Well. I loved loved loved that album, and loved her cool, cool voice. It’s by no means a spectacular voice—I had no trouble singing along to all of the songs and while I can carry a tune I can’t toss it in the air—but there was a knowingness to it, and a kind of intense detachment. She’s paying attention, she might even get sucked in, but she can still see, she can still sing.

None of my friends were into her music, but that was all right: they hadn’t been particularly into Supertramp or the Jam or the Violent Femmes and yet we still somehow all managed to get along. I saw her by myself at the Union in Madison and then later (I think with a friend) at First Ave in Minneapolis.

She lives in New York and gigs about town, but I haven’t gone to any of her shows. It’s less that my ardor for her music has cooled than that my ardor has cooled, generally.

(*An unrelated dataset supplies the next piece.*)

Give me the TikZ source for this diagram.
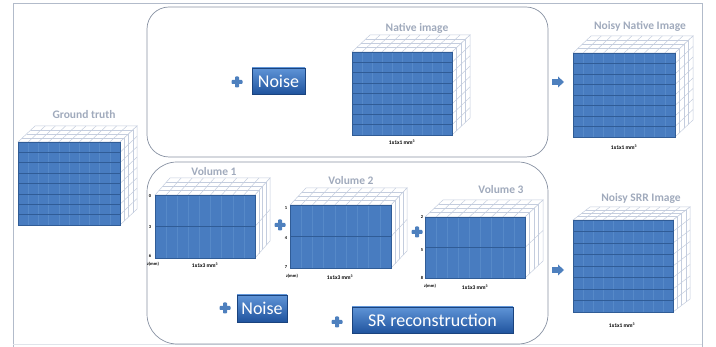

But I still remember when the mere mention of a favorite artist could lift me out of my shoes.





Listen to the music: Just call me Joe

26 11 2012

Where’d Joseph Arthur go?

I coulda sworn I had a cd or two by the guy, but I look at my list of pop music and stolen pop music and he’s nowhere to be found.

Did I own him, then get rid of him? It’s just possible that before I left Somerville I sold or gave away some cds that I didn’t listen to, and thus removed him from my database, but.

But, goddammit: Did I really erase him from everything?

Dammit. Maybe he wasn’t stolen, maybe I bought him post-burglary, then got rid of him pre-Brooklyn, so there’s no record of him ever having graced my collection.

It’s not so much that I miss him—I remember a distinct “eh” upon listening to [pause while I look this up] Big City Secret—but that I’m unhappy that I’m messing with my own memory.

Shit, I do this with books, too: My database is only for current books, not every book I’ve ever owned.

That’s fine, actually, that I don’t obsessively track everything I’ve ever had (just the books and music I do have. . .), but, jeez, this is how I end up gaslighting myself.

Hmpf.





But oh, well, I chose my way

10 06 2012

I try to regret nothing, I used to say. What’s the point of regrets, what’s done is done, you do what you can. . . .

Stop laughing.

I know, coming from me, the whole no-regrets things sounds laughable, but I really meant it. I might take hot pincers to my memories, but hey, that’s not the same as regret, is it? No, I was far more interested in tormenting myself over my bad choices than in wringing my hands over good choices foregone.

I’ve eased up on the self-torment somewhat (that habit is too longstanding to give up entirely: it’s my emergency pack of smokes, if you will), but—or perhaps, and as a result—I’ve noticed regret has crept into my repertoire.

This is not an entirely bad thing.

One of my go-to concepts of the past few years has been “consequences”, as in, there are consequences for every (in)action, consequences which can only be dealt with, not wished away. But I haven’t always dealt, truly, with these consequences, at least not in terms of tracing back the actions and coming to terms with the original decision.

No, that’s what the torment was for. And that was why the torment was so exquisitely irresistible.

Exquisite, because it so perfectly allowed me not to interrogate the decision, and irresistible because it allowed me to ‘take responsibility’—a.k.a. punishment—for my mis-deeds. A beautiful distraction.

I’m old enough now, I think, to take these regrets, to understand that to have done this instead of that—to have gone to Northwestern instead of UW-Madison, to have majored in theatre or journalism instead of political science, to have not backed away from D., to have told G. how I felt before it was too late, to have gone to New York instead of Albuquerque, . . . —-would not necessarily have led me to a better life, merely a different one, one with its own set of what-ifs and why-didn’t-Is.

I’m old enough, finally, to know there’s no escaping these questions, that the regret will come, regardless.

And now that I’m old enough to know to let the regret come, perhaps I can be wise enough to let it go. Perhaps one way to wisdom is through that reckoning with what was done and not done, and living with it all.